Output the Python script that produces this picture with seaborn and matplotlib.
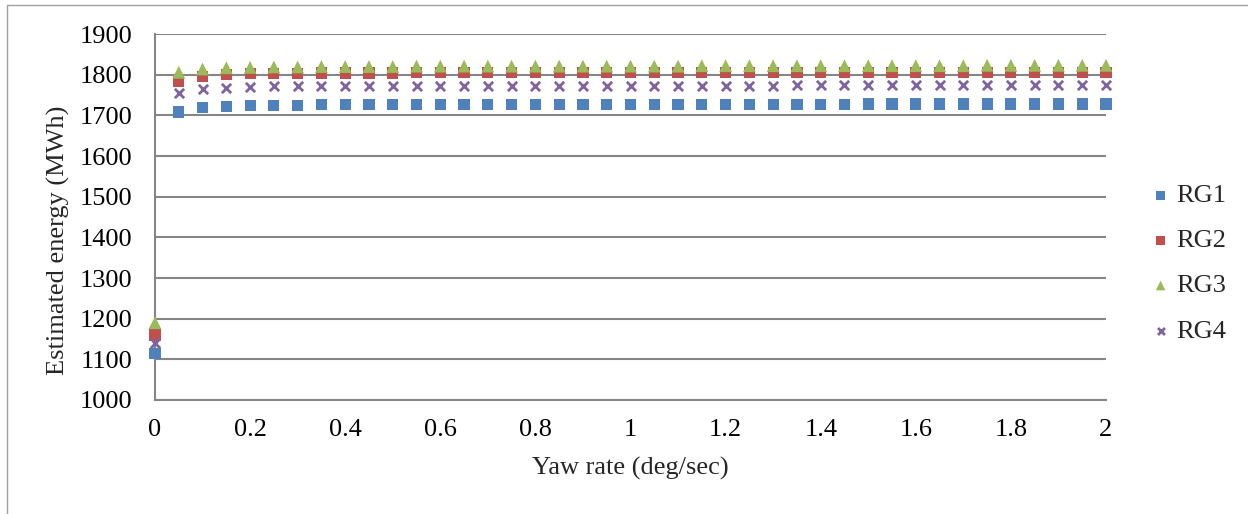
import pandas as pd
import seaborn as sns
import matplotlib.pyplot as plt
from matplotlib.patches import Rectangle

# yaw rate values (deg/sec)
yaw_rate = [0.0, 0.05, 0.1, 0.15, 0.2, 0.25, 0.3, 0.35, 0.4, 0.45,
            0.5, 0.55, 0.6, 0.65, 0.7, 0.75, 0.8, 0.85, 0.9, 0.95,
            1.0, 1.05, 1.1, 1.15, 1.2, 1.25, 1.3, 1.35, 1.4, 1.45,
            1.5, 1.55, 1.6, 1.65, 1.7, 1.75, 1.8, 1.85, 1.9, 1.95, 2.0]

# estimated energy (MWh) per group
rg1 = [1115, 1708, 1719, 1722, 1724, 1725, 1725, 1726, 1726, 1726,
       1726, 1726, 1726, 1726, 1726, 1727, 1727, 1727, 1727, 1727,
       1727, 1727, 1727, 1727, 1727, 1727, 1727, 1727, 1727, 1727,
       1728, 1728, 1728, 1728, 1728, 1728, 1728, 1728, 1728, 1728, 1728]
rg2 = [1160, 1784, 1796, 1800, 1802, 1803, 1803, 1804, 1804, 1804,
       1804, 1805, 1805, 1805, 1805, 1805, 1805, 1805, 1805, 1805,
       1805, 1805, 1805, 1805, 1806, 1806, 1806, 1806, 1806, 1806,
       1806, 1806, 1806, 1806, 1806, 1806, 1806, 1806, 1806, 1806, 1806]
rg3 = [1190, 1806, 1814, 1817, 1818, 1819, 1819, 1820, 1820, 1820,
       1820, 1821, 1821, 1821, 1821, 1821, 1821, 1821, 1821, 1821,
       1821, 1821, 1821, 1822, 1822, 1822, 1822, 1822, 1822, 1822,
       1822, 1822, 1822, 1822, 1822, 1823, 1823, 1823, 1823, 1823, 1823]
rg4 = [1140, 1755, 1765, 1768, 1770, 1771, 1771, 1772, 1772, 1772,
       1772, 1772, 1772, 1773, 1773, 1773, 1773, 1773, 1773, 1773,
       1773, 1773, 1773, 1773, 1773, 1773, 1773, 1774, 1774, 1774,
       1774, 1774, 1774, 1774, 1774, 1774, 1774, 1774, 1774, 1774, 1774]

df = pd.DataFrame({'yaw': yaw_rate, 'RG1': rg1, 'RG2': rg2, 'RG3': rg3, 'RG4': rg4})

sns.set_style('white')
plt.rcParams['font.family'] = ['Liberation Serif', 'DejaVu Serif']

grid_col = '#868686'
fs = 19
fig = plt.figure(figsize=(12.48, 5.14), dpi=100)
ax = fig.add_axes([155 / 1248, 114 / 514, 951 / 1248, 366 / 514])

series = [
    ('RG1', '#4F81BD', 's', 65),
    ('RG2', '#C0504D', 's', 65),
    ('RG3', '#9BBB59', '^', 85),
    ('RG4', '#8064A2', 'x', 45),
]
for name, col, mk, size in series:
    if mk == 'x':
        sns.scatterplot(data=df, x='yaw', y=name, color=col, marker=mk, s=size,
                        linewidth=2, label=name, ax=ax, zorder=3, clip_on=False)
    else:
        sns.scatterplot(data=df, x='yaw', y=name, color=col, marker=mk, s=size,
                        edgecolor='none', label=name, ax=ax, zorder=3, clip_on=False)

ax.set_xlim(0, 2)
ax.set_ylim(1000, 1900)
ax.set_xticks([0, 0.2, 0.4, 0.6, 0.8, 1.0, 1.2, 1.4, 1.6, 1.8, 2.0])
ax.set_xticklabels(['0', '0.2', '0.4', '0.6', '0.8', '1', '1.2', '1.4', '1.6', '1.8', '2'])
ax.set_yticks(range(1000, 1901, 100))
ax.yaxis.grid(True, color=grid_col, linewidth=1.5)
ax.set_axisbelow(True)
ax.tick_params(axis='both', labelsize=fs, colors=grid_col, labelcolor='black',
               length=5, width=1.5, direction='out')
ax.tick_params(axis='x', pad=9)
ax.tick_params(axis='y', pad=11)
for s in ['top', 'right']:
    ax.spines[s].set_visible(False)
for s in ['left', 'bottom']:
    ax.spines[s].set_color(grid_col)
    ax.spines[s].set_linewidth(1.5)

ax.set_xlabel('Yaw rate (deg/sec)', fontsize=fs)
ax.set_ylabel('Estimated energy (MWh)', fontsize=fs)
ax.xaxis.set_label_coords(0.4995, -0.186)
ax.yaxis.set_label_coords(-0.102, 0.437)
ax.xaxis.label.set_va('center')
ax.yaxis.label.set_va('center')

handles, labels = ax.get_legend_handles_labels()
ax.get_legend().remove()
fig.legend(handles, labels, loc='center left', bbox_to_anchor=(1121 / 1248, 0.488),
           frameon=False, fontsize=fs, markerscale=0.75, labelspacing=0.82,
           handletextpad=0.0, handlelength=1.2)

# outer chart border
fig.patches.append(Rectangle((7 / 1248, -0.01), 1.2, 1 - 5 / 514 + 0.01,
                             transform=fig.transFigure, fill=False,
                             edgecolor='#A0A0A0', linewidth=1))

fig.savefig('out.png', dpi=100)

:::

(Work to complete) Write out the listing above exactly as it stands, pictures excluded.

(Complete response)
Output the Python script that produces this picture with seaborn and matplotlib.
import pandas as pd
import seaborn as sns
import matplotlib.pyplot as plt
from matplotlib.patches import Rectangle

# yaw rate values (deg/sec)
yaw_rate = [0.0, 0.05, 0.1, 0.15, 0.2, 0.25, 0.3, 0.35, 0.4, 0.45,
            0.5, 0.55, 0.6, 0.65, 0.7, 0.75, 0.8, 0.85, 0.9, 0.95,
            1.0, 1.05, 1.1, 1.15, 1.2, 1.25, 1.3, 1.35, 1.4, 1.45,
            1.5, 1.55, 1.6, 1.65, 1.7, 1.75, 1.8, 1.85, 1.9, 1.95, 2.0]

# estimated energy (MWh) per group
rg1 = [1115, 1708, 1719, 1722, 1724, 1725, 1725, 1726, 1726, 1726,
       1726, 1726, 1726, 1726, 1726, 1727, 1727, 1727, 1727, 1727,
       1727, 1727, 1727, 1727, 1727, 1727, 1727, 1727, 1727, 1727,
       1728, 1728, 1728, 1728, 1728, 1728, 1728, 1728, 1728, 1728, 1728]
rg2 = [1160, 1784, 1796, 1800, 1802, 1803, 1803, 1804, 1804, 1804,
       1804, 1805, 1805, 1805, 1805, 1805, 1805, 1805, 1805, 1805,
       1805, 1805, 1805, 1805, 1806, 1806, 1806, 1806, 1806, 1806,
       1806, 1806, 1806, 1806, 1806, 1806, 1806, 1806, 1806, 1806, 1806]
rg3 = [1190, 1806, 1814, 1817, 1818, 1819, 1819, 1820, 1820, 1820,
       1820, 1821, 1821, 1821, 1821, 1821, 1821, 1821, 1821, 1821,
       1821, 1821, 1821, 1822, 1822, 1822, 1822, 1822, 1822, 1822,
       1822, 1822, 1822, 1822, 1822, 1823, 1823, 1823, 1823, 1823, 1823]
rg4 = [1140, 1755, 1765, 1768, 1770, 1771, 1771, 1772, 1772, 1772,
       1772, 1772, 1772, 1773, 1773, 1773, 1773, 1773, 1773, 1773,
       1773, 1773, 1773, 1773, 1773, 1773, 1773, 1774, 1774, 1774,
       1774, 1774, 1774, 1774, 1774, 1774, 1774, 1774, 1774, 1774, 1774]

df = pd.DataFrame({'yaw': yaw_rate, 'RG1': rg1, 'RG2': rg2, 'RG3': rg3, 'RG4': rg4})

sns.set_style('white')
plt.rcParams['font.family'] = ['Liberation Serif', 'DejaVu Serif']

grid_col = '#868686'
fs = 19
fig = plt.figure(figsize=(12.48, 5.14), dpi=100)
ax = fig.add_axes([155 / 1248, 114 / 514, 951 / 1248, 366 / 514])

series = [
    ('RG1', '#4F81BD', 's', 65),
    ('RG2', '#C0504D', 's', 65),
    ('RG3', '#9BBB59', '^', 85),
    ('RG4', '#8064A2', 'x', 45),
]
for name, col, mk, size in series:
    if mk == 'x':
        sns.scatterplot(data=df, x='yaw', y=name, color=col, marker=mk, s=size,
                        linewidth=2, label=name, ax=ax, zorder=3, clip_on=False)
    else:
        sns.scatterplot(data=df, x='yaw', y=name, color=col, marker=mk, s=size,
                        edgecolor='none', label=name, ax=ax, zorder=3, clip_on=False)

ax.set_xlim(0, 2)
ax.set_ylim(1000, 1900)
ax.set_xticks([0, 0.2, 0.4, 0.6, 0.8, 1.0, 1.2, 1.4, 1.6, 1.8, 2.0])
ax.set_xticklabels(['0', '0.2', '0.4', '0.6', '0.8', '1', '1.2', '1.4', '1.6', '1.8', '2'])
ax.set_yticks(range(1000, 1901, 100))
ax.yaxis.grid(True, color=grid_col, linewidth=1.5)
ax.set_axisbelow(True)
ax.tick_params(axis='both', labelsize=fs, colors=grid_col, labelcolor='black',
               length=5, width=1.5, direction='out')
ax.tick_params(axis='x', pad=9)
ax.tick_params(axis='y', pad=11)
for s in ['top', 'right']:
    ax.spines[s].set_visible(False)
for s in ['left', 'bottom']:
    ax.spines[s].set_color(grid_col)
    ax.spines[s].set_linewidth(1.5)

ax.set_xlabel('Yaw rate (deg/sec)', fontsize=fs)
ax.set_ylabel('Estimated energy (MWh)', fontsize=fs)
ax.xaxis.set_label_coords(0.4995, -0.186)
ax.yaxis.set_label_coords(-0.102, 0.437)
ax.xaxis.label.set_va('center')
ax.yaxis.label.set_va('center')

handles, labels = ax.get_legend_handles_labels()
ax.get_legend().remove()
fig.legend(handles, labels, loc='center left', bbox_to_anchor=(1121 / 1248, 0.488),
           frameon=False, fontsize=fs, markerscale=0.75, labelspacing=0.82,
           handletextpad=0.0, handlelength=1.2)

# outer chart border
fig.patches.append(Rectangle((7 / 1248, -0.01), 1.2, 1 - 5 / 514 + 0.01,
                             transform=fig.transFigure, fill=False,
                             edgecolor='#A0A0A0', linewidth=1))

fig.savefig('out.png', dpi=100)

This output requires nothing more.